January 23rd, 2021
| Published: 2015 by Spiegel & Grau |
| Genre: Non-Fiction |
| Sub-Genre: Memoir, Race |
| Length: 152 Pages |
| Age: Adult |
| ⭐ ⭐ ⭐ ⭐ |
This is the first book off the list of other bloggers favourites of 2020 lists I’ve read, and so far I’m thinking book bloggers have great taste.
What Is It About?
This memoir is in letter form and is addressed to Coates’s teenage son. It reveals the hardships he’s faced since childhood and goes into the racial discriminations black American’s face and how they’ve has affected his life and his opportunities.
What Did I Think?
Coates’s shares very powerful, raw and honest words in this memoir about being black in America and every challenge he has faced in life just because of the colour of his skin.

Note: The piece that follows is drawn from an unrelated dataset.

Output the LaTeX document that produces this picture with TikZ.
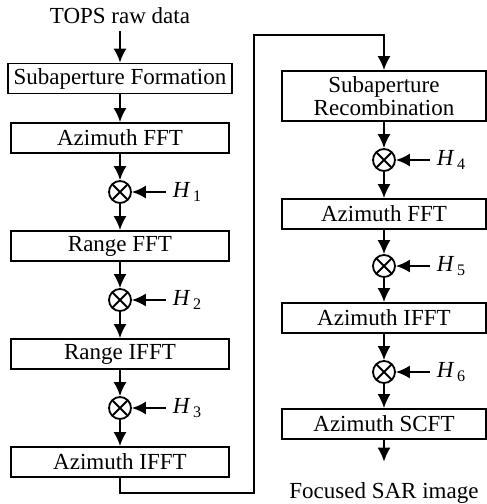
\documentclass[tikz,border=0pt]{standalone}
\usepackage{fontspec}
\setmainfont{Liberation Serif}
\usetikzlibrary{arrows.meta}

\tikzset{
  cross line/.style={line width=0.9pt},
}

\begin{document}
\begin{tikzpicture}[node distance=27pt, line width=0.9pt,
  font=\fontsize{11.5pt}{11.5pt}\selectfont,
  >={Latex[length=7pt,width=6.5pt]},
  main node/.style={draw, minimum height=15pt, inner xsep=3pt, inner ysep=2pt, minimum width=109pt},
  right node/.style={main node, minimum width=102pt},
  text node/.style={inner sep=3pt},
  mult node/.style={circle, draw, minimum size=11pt, inner sep=0pt,
    path picture={
      \draw[cross line] ([shift={(45:5.5pt)}]path picture bounding box.center) -- ([shift={(225:5.5pt)}]path picture bounding box.center)
                        ([shift={(135:5.5pt)}]path picture bounding box.center) -- ([shift={(-45:5.5pt)}]path picture bounding box.center);
    }},
  flow/.style={->}]
\useasboundingbox (-60pt,8pt) rectangle (183.5pt,-244pt);

% left column
\node[text node]                                    (tops)    {TOPS raw data};
\node[main node, below of=tops, node distance=31.25pt]   (subform) {Subaperture Formation};
\node[main node, below of=subform, node distance=29.75pt] (azfft)  {Azimuth FFT};
\node[mult node, below of=azfft]                    (mult1)   {};
\node[main node, below of=mult1]                    (rgfft)   {Range FFT};
\node[mult node, below of=rgfft]                    (mult2)   {};
\node[main node, below of=mult2]                    (rgifft)  {Range IFFT};
\node[mult node, below of=rgifft]                   (mult3)   {};
\node[main node, below of=mult3]                    (azifft)  {Azimuth IFFT};

\node[text node, right of=mult1, node distance=33.75pt] (h1) {\textit{H}\textsubscript{\,1}};
\node[text node, right of=mult2, node distance=33.75pt] (h2) {\textit{H}\textsubscript{\,2}};
\node[text node, right of=mult3, node distance=33.75pt] (h3) {\textit{H}\textsubscript{\,3}};

% right column
\node[right node, inner ysep=1pt, minimum height=25pt, align=center] at (132pt,-40pt) (recomb) {Subaperture\\Recombination};
\node[mult node, below of=recomb, node distance=32pt] (mult4)  {};
\node[right node, below of=mult4]                     (azfft2) {Azimuth FFT};
\node[mult node, below of=azfft2, node distance=26pt] (mult5)  {};
\node[right node, below of=mult5, node distance=26pt] (azifft2) {Azimuth IFFT};
\node[mult node, below of=azifft2]                    (mult6)  {};
\node[right node, below of=mult6, node distance=26pt] (azscft) {Azimuth SCFT};
\node[text node, below of=azscft, node distance=34.5pt] (focused) {Focused SAR image};

\node[text node, right of=mult4, node distance=33.75pt] (h4) {\textit{H}\textsubscript{\,4}};
\node[text node, right of=mult5, node distance=33.75pt] (h5) {\textit{H}\textsubscript{\,5}};
\node[text node, right of=mult6, node distance=33.75pt] (h6) {\textit{H}\textsubscript{\,6}};

\coordinate (bendlow)  at (67pt,-238.5pt);
\coordinate (bendhigh) at (67pt,-9.5pt);

\path[flow]
(tops)    edge (subform)
(subform) edge (azfft)
(azfft)   edge (mult1)
(mult1)   edge (rgfft)
(rgfft)   edge (mult2)
(mult2)   edge (rgifft)
(rgifft)  edge (mult3)
(mult3)   edge (azifft)
(h1)      edge (mult1)
(h2)      edge (mult2)
(h3)      edge (mult3)
(recomb)  edge (mult4)
(mult4)   edge (azfft2)
(azfft2)  edge (mult5)
(mult5)   edge (azifft2)
(azifft2) edge (mult6)
(mult6)   edge (azscft)
(azscft)  edge[shorten >=7pt] (focused)
(h4)      edge (mult4)
(h5)      edge (mult5)
(h6)      edge (mult6)
;
\draw[flow] (azifft) |- (bendlow) -- (bendhigh) -| (recomb);
\end{tikzpicture}
\end{document}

It’s a short book, but I didn’t read it quickly like I expected to. I read it incredibly slowly, stopping quite often to note down a quote and interesting fact. It’s one of those memoirs where you have to take in every word and can’t skim over anything. Take every word in, unpack them, and let them make you think.

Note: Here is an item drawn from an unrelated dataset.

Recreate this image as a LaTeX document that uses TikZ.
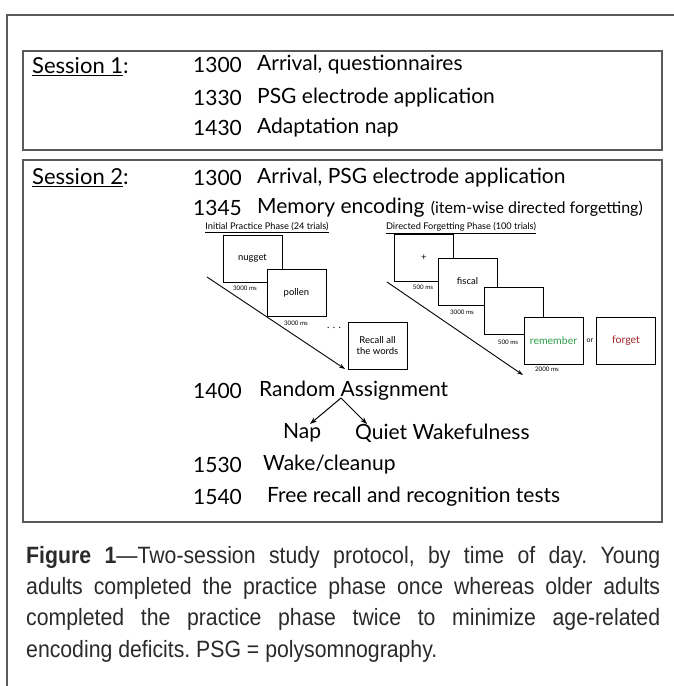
\documentclass[tikz,border=0pt]{standalone}
\usepackage{fontspec}
\setmainfont{Lato}
\newfontfamily\capfont[FakeStretch=0.9]{Liberation Sans}
\usetikzlibrary{arrows.meta,calc}
\definecolor{framegray}{HTML}{5A5A5A}
\definecolor{remgreen}{HTML}{2E9E4A}
\definecolor{forgetred}{HTML}{A3282B}
\definecolor{captext}{HTML}{2A2A2A}
\begin{document}
\begin{tikzpicture}[x=1pt,y=-1pt,
  big/.style={font=\fontsize{21}{24}\selectfont, inner sep=0pt, anchor=west},
  sess/.style={font=\fontsize{22}{24}\selectfont, inner sep=0pt, anchor=west},
  mid/.style={font=\fontsize{16}{18}\selectfont, inner sep=0pt, anchor=west},
  hdr/.style={font=\fontsize{9.2}{10}\selectfont, inner sep=0pt},
  trialbox/.style={draw, line width=1pt, fill=white, minimum width=59pt, minimum height=47pt, inner sep=0pt, font=\fontsize{9.5}{11}\selectfont, align=center},
  dur/.style={font=\fontsize{6.2}{7}\selectfont, inner sep=0pt},
  panelframe/.style={draw=framegray, line width=1.4pt},
  timeline/.style={-{Stealth[length=6pt,width=4pt]}, line width=0.9pt},
  branch/.style={-{Stealth[length=7pt,width=5pt]}, line width=1pt}
]
\useasboundingbox (0,0) rectangle (674,686);
% outer frame (cropped)
\draw[framegray, line width=1.6pt] (7,686) -- (7,15) -- (674,15);
% session boxes
\draw[panelframe] (23,51) rectangle (662,150);
\draw[panelframe] (23,160) rectangle (662,522);

% Session 1
\node[sess] (s1) at (32,67) {\underline{Session 1}:};
\node[big] (t1a) at (193,65) {1300};
\node[big] (e1a) at (257,65) {Arrival, questionnaires};
\node[big] (t1b) at (193,98) {1330};
\node[big] (e1b) at (257,98) {PSG electrode application};
\node[big] (t1c) at (193,128) {1430};
\node[big] (e1c) at (257,128) {Adaptation nap};

% Session 2
\node[sess] (s2) at (32,178) {\underline{Session 2}:};
\node[big] (t2a) at (193,178) {1300};
\node[big] (e2a) at (257,178) {Arrival, PSG electrode application};
\node[big] (t2b) at (193,208) {1345};
\node[big] (e2b) at (257,208) {Memory encoding};
\node[mid, anchor=base west] (e2bx) at ($(e2b.base east)+(6,0)$) {(item-wise directed forgetting)};

% practice phase
\node[hdr] (hp) at (267,228) {\underline{Initial Practice Phase (24 trials)}};
\coordinate (pa) at (207,277);
\coordinate (pb) at (345,369);
\draw[timeline] (pa) -- (pb);
\node[trialbox] (nug) at (252.5,258.5) {nugget};
\node[trialbox] (pol) at (296.5,293) {pollen};
\node[trialbox] (rec) at (377.5,346) {Recall all\\the words};
\node[dur] (d1) at (245,288) {3000 ms};
\node[dur] (d2) at (296,323) {3000 ms};
\node[font=\fontsize{10}{10}\selectfont, inner sep=0pt] (dots) at (334,328) {. . .};

% directed forgetting phase
\node[hdr] (hd) at (461,228) {\underline{Directed Forgetting Phase (100 trials)}};
\coordinate (da) at (387,282);
\coordinate (db) at (523,375);
\draw[timeline] (da) -- (db);
\node[trialbox] (fix) at (424,257.5) {+};
\node[trialbox] (fis) at (467.5,281.5) {fiscal};
\node[trialbox] (blk) at (513.5,311) {};
\node[trialbox, text=remgreen, font=\fontsize{10.5}{12}\selectfont] (rem) at (553.5,340.5) {remember};
\node[trialbox, text=forgetred, font=\fontsize{10.5}{12}\selectfont] (fgt) at (626,340.5) {forget};
\node[dur] (d3) at (423,287) {500 ms};
\node[dur] (d4) at (462,312) {3000 ms};
\node[dur] (d5) at (508,342) {500 ms};
\node[dur, font=\fontsize{7}{8}\selectfont] (orw) at (590,341) {or};
\node[dur] (d6) at (547,369) {2000 ms};

% rest of session 2
\node[big] (t2c) at (193,391) {1400};
\node[big] (e2c) at (259,391) {Random Assignment};
\node[big] (nap) at (283,433) {Nap};
\node[big] (qw) at (355,433) {Quiet Wakefulness};
\coordinate (apex) at (341,398);
\coordinate (tipl) at (310,424);
\coordinate (tipr) at (367,424);
\draw[branch] (apex) -- (tipl);
\draw[branch] (apex) -- (tipr);
\node[big] (t2d) at (193,465) {1530};
\node[big] (e2d) at (263,465) {Wake/cleanup};
\node[big] (t2e) at (193,497) {1540};
\node[big] (e2e) at (267,497) {Free recall and recognition tests};

% caption
\node[anchor=north west, inner sep=0pt, text width=634pt, align=justify,
      font=\capfont\fontsize{23.6}{31.3}\selectfont\frenchspacing, text=captext] (cap) at (26,546)
  {\textbf{Figure 1}—Two-session study protocol, by time of day. Young\linebreak adults completed the practice phase once whereas older adults\linebreak completed the practice phase twice to minimize age-related\linebreak encoding deficits. PSG = polysomnography.};
\end{tikzpicture}
\end{document}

“The destroyers will rarely be held accountable. Mostly they will receive pensions.”
It confronts head on all the harmful cultural faults America has towards black people. For example, 60% of black men who don’t finish high school end up incarcerated and that’s just one of those things that is seen as inevitable. When really, we should all be horrified by that.
The only negative thing I will say is, while I connected to his words, I didn’t connect to his voice. Maybe if I’d listened to the audiobook it would have been a different experience, but I just felt his writing was quite stiff and textbook.
This is a good place to start if you’re new to memoirs about race, white privilege and police brutality. It covers a lot of ground reveals a lot of injustices black Americans face.